А. Лосев отмечает, что «очень многие гуманисты тоже были и пифагорейцами, и платониками, и неоплатонизмами, и каббалистами, и вообще пантеистами, даже представителями магии, алхимии и астрологии… Первые гуманисты, Данте, Петрарка и Боккаччо (XIV в.), а также философы вроде Манетти все еще очень близки к старой ортодоксии. Но уже Пико делла Мирандола – каббалист и Рейхлин – тоже каббалист, а Агриппа Неттесгеймский – и вовсе теоретик и практик оккультных наук, волшебства и магии… вслед за своим учителем, известным членом Платоновской академии во Флоренции Пико делла Мирандола, Рейхлин был энтузиастом не только изучения древнееврейского языка, но и признания огромной важности тех многочисленных еврейских средневековых трактатов, которые в XII–XIII вв. были кодифицированы в одном огромном произведении под названием „Каббала”. Известны два его трактата на эти темы: „О чудодейственном слове” (1494 г.) и „О каббалистическом искусстве” (1517 г.). В „Каббале” содержалось не что иное, как неоплатоническое учение, используемое для целей толкования Библии»[390].

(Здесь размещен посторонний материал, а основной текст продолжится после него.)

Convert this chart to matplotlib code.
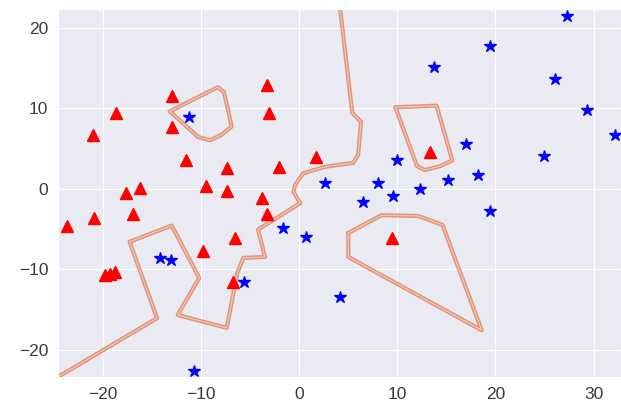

Ренессанс стал эпохой массированного наступления на христианство. Оно велось по всем фронтам. Из пыльных архивов извлекались трактаты древних еретиков и врагов Христовых. Затем эти сочинения переводились и пускались в широкий оборот развращенными сотрудниками Платоновской академии. Одареннейшими художниками фактически создавалось новое «современное искусство», полное темных мистических метафор и эротизма. Наконец, флорентийская молодежь развращалась «изысканным и утонченным» образом жизни «академиков» из Кареджи. И все это финансировалось из одного конкретного источника. Этим источником были Медичи, банкиры-нувориши из Флоренции. Они инвестировали в Ренессанс Ханаана сознательно и не прогадали. Бывшие презираемые ростовщики стали сначала главными олигархами Флоренции, затем великими герцогами Тосканскими и, наконец, римскими папами.